General elections and other political headwinds are predicted to temper property growth come 2015.
The prospect of the May elections is contributing to slowed property growth, with property prices expected to rise at a moderate 5% next year. The growth in prime central London locations, however, may be a little more stagnant with property firm Strutt & Parker expecting a growth of 2% in 2015. This is a massive change from the booming central London property market of 2010/2011.
Property agents are confessing to a slowdown in certain areas as both buyers and sellers wait to assess what effect the election, and possible mansion tax introduction, will have on prices. However, Stephanie McMahon, head of research at Strutt & Parker, believes that the outlook for 2015 is not at all a gloomy one:
“Agents are reporting a continued slowdown in some areas as buyers and sellers nervously await news on the upcoming general election. This is beginning to feed through into transaction levels. As is often the case in uncertain times, it may also be that transaction levels will decrease in the run up to May 2015, but values could hold up better than expected,” says Stephanie McMahon, head of research at Strutt & Parker (source: Property Wire).
Another estate agency also reporting dramatically slowed growth in London, Countrywide, confirmed Strutt & Parker’s assessment. It forecast that the market would remain uncertain in 2015 due to the general election, ‘the prospect of interest rate rises...and the general economic backdrop’ (source: ft.com).
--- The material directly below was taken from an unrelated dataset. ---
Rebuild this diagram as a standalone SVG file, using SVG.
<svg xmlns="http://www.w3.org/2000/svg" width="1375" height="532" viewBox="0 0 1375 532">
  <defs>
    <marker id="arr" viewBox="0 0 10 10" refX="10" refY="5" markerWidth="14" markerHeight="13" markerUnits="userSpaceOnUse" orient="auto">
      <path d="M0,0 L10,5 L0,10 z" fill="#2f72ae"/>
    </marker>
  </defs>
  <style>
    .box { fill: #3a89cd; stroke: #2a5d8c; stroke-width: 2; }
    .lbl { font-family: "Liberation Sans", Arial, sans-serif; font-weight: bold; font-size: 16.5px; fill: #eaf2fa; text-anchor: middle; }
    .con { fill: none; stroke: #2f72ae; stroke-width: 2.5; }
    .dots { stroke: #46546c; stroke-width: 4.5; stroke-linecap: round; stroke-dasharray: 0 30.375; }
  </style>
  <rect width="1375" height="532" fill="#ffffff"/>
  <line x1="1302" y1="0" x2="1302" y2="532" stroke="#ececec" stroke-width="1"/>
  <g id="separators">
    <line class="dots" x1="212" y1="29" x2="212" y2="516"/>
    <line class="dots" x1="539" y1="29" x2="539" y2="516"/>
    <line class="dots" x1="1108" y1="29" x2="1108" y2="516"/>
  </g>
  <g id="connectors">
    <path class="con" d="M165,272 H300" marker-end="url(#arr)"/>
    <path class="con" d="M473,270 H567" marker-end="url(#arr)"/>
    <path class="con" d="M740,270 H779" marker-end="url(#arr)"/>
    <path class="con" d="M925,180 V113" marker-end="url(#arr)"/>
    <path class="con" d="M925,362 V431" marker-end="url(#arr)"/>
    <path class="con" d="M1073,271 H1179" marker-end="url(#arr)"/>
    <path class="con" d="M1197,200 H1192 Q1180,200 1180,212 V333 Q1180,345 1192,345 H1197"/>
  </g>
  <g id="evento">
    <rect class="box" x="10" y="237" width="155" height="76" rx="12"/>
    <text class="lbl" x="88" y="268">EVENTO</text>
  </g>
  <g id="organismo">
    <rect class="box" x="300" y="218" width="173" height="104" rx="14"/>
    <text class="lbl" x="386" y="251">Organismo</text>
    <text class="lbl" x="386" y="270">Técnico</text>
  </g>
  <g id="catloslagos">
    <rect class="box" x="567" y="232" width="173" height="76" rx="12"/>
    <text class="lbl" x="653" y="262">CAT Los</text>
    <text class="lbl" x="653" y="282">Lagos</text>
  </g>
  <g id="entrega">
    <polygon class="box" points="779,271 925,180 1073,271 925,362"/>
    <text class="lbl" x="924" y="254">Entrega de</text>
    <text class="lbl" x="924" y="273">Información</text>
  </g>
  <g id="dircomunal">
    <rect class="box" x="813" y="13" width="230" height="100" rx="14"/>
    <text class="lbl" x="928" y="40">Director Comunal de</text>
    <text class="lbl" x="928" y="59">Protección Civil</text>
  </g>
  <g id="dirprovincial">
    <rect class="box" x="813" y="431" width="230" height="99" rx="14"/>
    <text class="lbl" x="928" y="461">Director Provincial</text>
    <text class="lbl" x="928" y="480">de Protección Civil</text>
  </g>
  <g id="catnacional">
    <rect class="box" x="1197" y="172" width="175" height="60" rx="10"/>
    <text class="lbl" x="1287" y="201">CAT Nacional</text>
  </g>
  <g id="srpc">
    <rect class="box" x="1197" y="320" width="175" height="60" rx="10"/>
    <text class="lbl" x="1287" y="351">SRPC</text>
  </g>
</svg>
Housing prices are set by the simple economic rule of supply and demand. Owing to a huge influx of foreign capital in London in recent years and a recovering economy, demand, particularly in London, has been high. However, government has done well to keep us with this demand. “On the supply side, the government is continuing to boost house building across the country, and recent output figures from the construction sector reflect this,” says McMahon. The Bank of England’s tighter rein on mortgage lending is also serving to temper the unsustainable growth by decreasing realistic demand.
However, the economy is expected to pick up in 2015, according to Robert Gardner Nationwide’s chief economist, which will positively impact upon house prices. Buyer interest is likely to be boosted by increasing consumer confidence, strong employment figures and the prospect of higher earnings come 2015, according to Gardner.
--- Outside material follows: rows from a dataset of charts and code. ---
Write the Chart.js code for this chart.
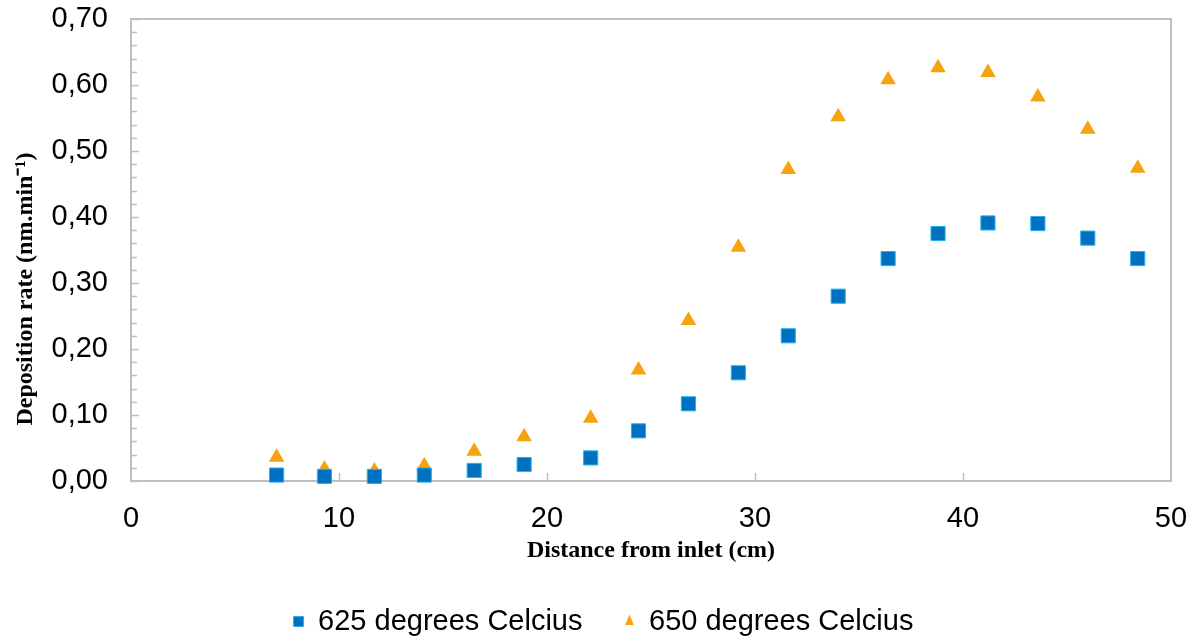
<!DOCTYPE html>
<html>
<head>
<meta charset="utf-8">
<script src="https://cdn.jsdelivr.net/npm/chart.js@4.4.1/dist/chart.umd.min.js"></script>
<style>
  html, body { margin: 0; padding: 0; background: #fff; overflow: hidden; }
  #wrap { width: 1199px; height: 641px; }
</style>
</head>
<body>
<div id="wrap"><canvas id="chart"></canvas></div>
<script>
// data
const distance = [7.0, 9.3, 11.7, 14.1, 16.5, 18.9, 22.1, 24.4, 26.8, 29.2, 31.6, 34.0, 36.4, 38.8, 41.2, 43.6, 46.0, 48.4];
const rate625 = [0.009, 0.007, 0.007, 0.009, 0.016, 0.025, 0.035, 0.076, 0.117, 0.164, 0.220, 0.280, 0.337, 0.375, 0.391, 0.390, 0.368, 0.337];
const rate650 = [0.036, 0.018, 0.015, 0.023, 0.045, 0.067, 0.095, 0.168, 0.243, 0.354, 0.472, 0.552, 0.608, 0.626, 0.619, 0.582, 0.533, 0.474];
const seriesNames = ['625 degrees Celcius', '650 degrees Celcius'];

const axisGrey = '#bfbfbf';
const sansFont = 'Arial, "Liberation Sans", sans-serif';
const serifFont = '"Times New Roman", "Liberation Serif", serif';

function toPoints(ys) {
    return ys.map((y, i) => ({ x: distance[i], y: y }));
}

// frame round the plot area plus the small inward tick marks
const frameTicks = {
    id: 'frameTicks',
    afterLayout(chart) {
        // legend sits a bit right of the canvas middle in the original
        if (chart.legend) {
            chart.legend.left += 18;
            chart.legend.right += 18;
        }
    },
    beforeDatasetsDraw(chart) {
        const { ctx, chartArea: a, scales } = chart;
        ctx.save();
        ctx.strokeStyle = axisGrey;
        ctx.lineWidth = 2;
        ctx.strokeRect(a.left, a.top, a.right - a.left, a.bottom - a.top);

        ctx.lineWidth = 1.5;
        ctx.beginPath();
        for (let v = 0; v <= 0.7001; v += 0.02) {
            const y = Math.round(scales.y.getPixelForValue(v)) + 0.5;
            const major = Math.abs(v * 10 - Math.round(v * 10)) < 1e-6;
            ctx.moveTo(a.left, y);
            ctx.lineTo(a.left + (major ? 8 : 6), y);
        }
        for (let v = 10; v < 50; v += 10) {
            const x = Math.round(scales.x.getPixelForValue(v)) + 0.5;
            ctx.moveTo(x, a.bottom);
            ctx.lineTo(x, a.bottom - 8);
        }
        ctx.stroke();
        ctx.restore();
    }
};

const ctx = document.getElementById('chart').getContext('2d');
new Chart(ctx, {
    type: 'scatter',
    data: {
        datasets: [
            {
                label: seriesNames[0],
                data: toPoints(rate625),
                pointStyle: 'rect',
                pointRadius: 10,
                pointHoverRadius: 10,
                backgroundColor: '#0070c0',
                borderColor: '#1fb5ef',
                borderWidth: 1,
                clip: false
            },
            {
                label: seriesNames[1],
                data: toPoints(rate650),
                pointStyle: 'triangle',
                pointRadius: 9,
                pointHoverRadius: 9,
                backgroundColor: '#f7a30f',
                borderColor: '#f7a30f',
                borderWidth: 0,
                clip: false
            }
        ]
    },
    options: {
        responsive: true,
        maintainAspectRatio: false,
        animation: false,
        layout: { padding: { top: 19, right: 28, left: 0, bottom: -5 } },
        scales: {
            x: {
                type: 'linear',
                min: 0,
                max: 50,
                grid: { display: false, drawTicks: false },
                border: { display: false },
                afterFit(scale) {
                    scale.height = 84;
                    scale.paddingLeft = 0;
                    scale.paddingRight = 0;
                },
                ticks: {
                    stepSize: 10,
                    padding: 21,
                    color: '#000',
                    font: { family: sansFont, size: 29 }
                },
                title: {
                    display: true,
                    text: 'Distance from inlet (cm)',
                    color: '#000',
                    padding: { top: 0, bottom: 0 },
                    font: { family: serifFont, size: 24, weight: 'bold' }
                }
            },
            y: {
                min: 0,
                max: 0.7,
                grid: { display: false, drawTicks: false },
                border: { display: false },
                afterFit(scale) {
                    scale.width = 131;
                    scale.paddingTop = 0;
                    scale.paddingBottom = 0;
                },
                ticks: {
                    stepSize: 0.1,
                    padding: 23,
                    color: '#000',
                    font: { family: sansFont, size: 29 },
                    callback: (v) => v.toFixed(2).replace('.', ',')
                },
                title: {
                    display: true,
                    // trailing spaces push the title a little below the axis middle, as in the original
                    text: 'Deposition rate (nm.min\u207B\u00B9)' + '\u00A0'.repeat(13),
                    color: '#000',
                    padding: { top: 11, bottom: 0 },
                    font: { family: serifFont, size: 24, weight: 'bold' }
                }
            }
        },
        plugins: {
            legend: {
                position: 'bottom',
                labels: {
                    usePointStyle: true,
                    pointStyleWidth: 10,
                    boxHeight: 10,
                    padding: 42,
                    color: '#000',
                    font: { family: sansFont, size: 29 }
                }
            },
            tooltip: { enabled: false }
        }
    },
    plugins: [frameTicks]
});
</script>
</body>
</html>
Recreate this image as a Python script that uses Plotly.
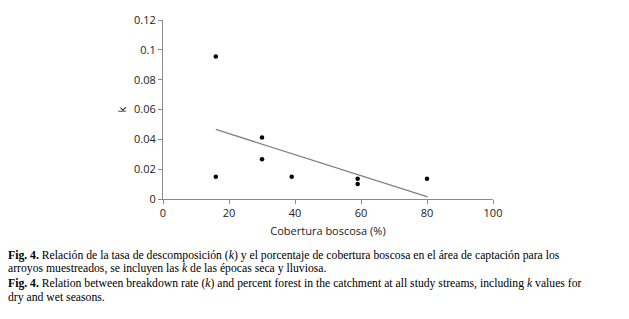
import plotly.graph_objects as go

cobertura = [16, 16, 30, 30, 39, 59, 59, 80]
k_values = [0.0956, 0.015, 0.0413, 0.0266, 0.015, 0.0136, 0.0101, 0.0136]
trend_x = [16, 80.2]
trend_y = [0.0466, 0.0015]
x_ticks = [0, 20, 40, 60, 80, 100]
y_ticks = [0, 0.02, 0.04, 0.06, 0.08, 0.1, 0.12]
y_tick_labels = ["0", "0.02", "0.04", "0.06", "0.08", "0.1", "0.12"]

caption_lines = [
    "<b>Fig. 4.</b> Relación de la tasa de descomposición (<i>k</i>) y el porcentaje de cobertura boscosa en el área de captación para los",
    "arroyos muestreados, se incluyen las <i>k</i> de las épocas seca y lluviosa.",
    "<b>Fig. 4.</b> Relation between breakdown rate (<i>k</i>) and percent forest in the catchment at all study streams, including <i>k</i> values for",
    "dry and wet seasons.",
]

W, H = 629, 319
L, R, T, B = 163, 136, 17, 120

fig = go.Figure()
fig.add_trace(go.Scatter(x=trend_x, y=trend_y, mode="lines",
                         line=dict(color="#808080", width=1.3), showlegend=False))
fig.add_trace(go.Scatter(x=cobertura, y=k_values, mode="markers",
                         marker=dict(color="black", size=4.5), showlegend=False))

axis_font = dict(family="Open Sans, DejaVu Sans, sans-serif", size=11, color="#222")
fig.update_layout(
    width=W, height=H,
    margin=dict(l=L, r=R, t=T, b=B),
    paper_bgcolor="white", plot_bgcolor="white",
    xaxis=dict(range=[0, 100], tickvals=x_ticks, showgrid=False, zeroline=False,
               showline=True, linecolor="#8a8a8a", linewidth=1,
               ticks="outside", ticklen=4, tickcolor="#8a8a8a",
               tickfont=axis_font,
               title=dict(text="Cobertura boscosa (%)", font=axis_font, standoff=8)),
    yaxis=dict(range=[0, 0.12], tickvals=y_ticks, ticktext=y_tick_labels,
               showgrid=False, zeroline=False,
               showline=True, linecolor="#8a8a8a", linewidth=1,
               ticks="outside", ticklen=4, tickcolor="#8a8a8a",
               tickfont=axis_font,
               title=dict(text="k", font=axis_font, standoff=5)),
)

plot_w = W - L - R
plot_h = H - T - B
caption_y_px = [256, 270, 285, 299]
for text, ypx in zip(caption_lines, caption_y_px):
    fig.add_annotation(
        text=text, xref="paper", yref="paper",
        x=(6 - L) / plot_w, y=(H - B - ypx) / plot_h,
        xanchor="left", yanchor="middle", showarrow=False, align="left",
        font=dict(family="Liberation Serif, Times New Roman, serif", size=11.7, color="black"),
    )

fig.write_html("out.html", config={"displayModeBar": False},
               post_script="document.body.style.margin='0';")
‘Above and beyond the general election there are a number of other potential headwinds slowing the property market, including talk of interest rate changes and the Mortgage Market Review (MMR) and the slowdown it is causing,’ says McMahon.
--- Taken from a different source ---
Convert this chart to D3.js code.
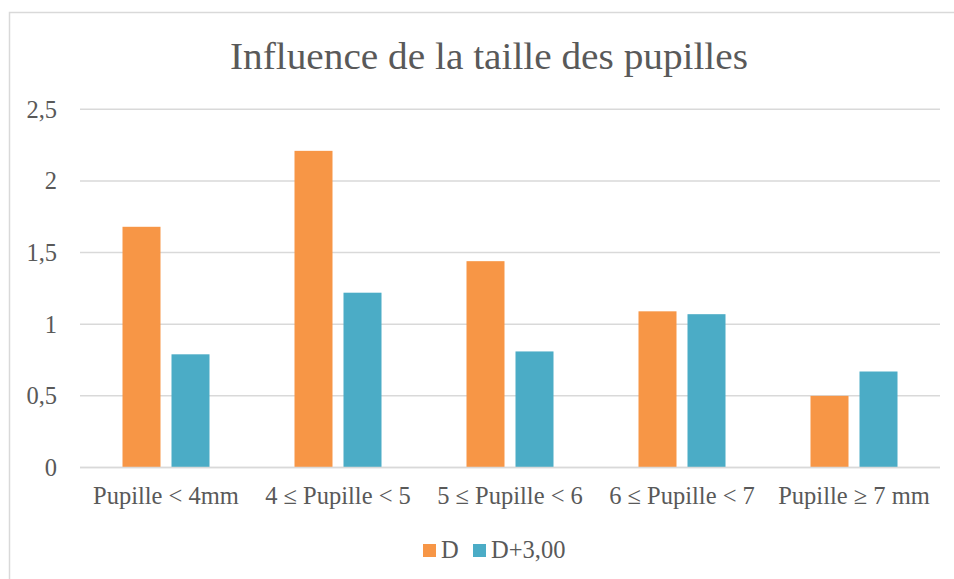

Homeowners, particularly in central London, may be lamenting a more tempered growth in their equity; however, experts believe that a more stable property market is desirable. While stability is only likely to be achieved after a number of political decisions are concluded, prospective buyers can expect a range of slightly more affordable housing options come 2015, especially if the construction industry can keep pace with demand.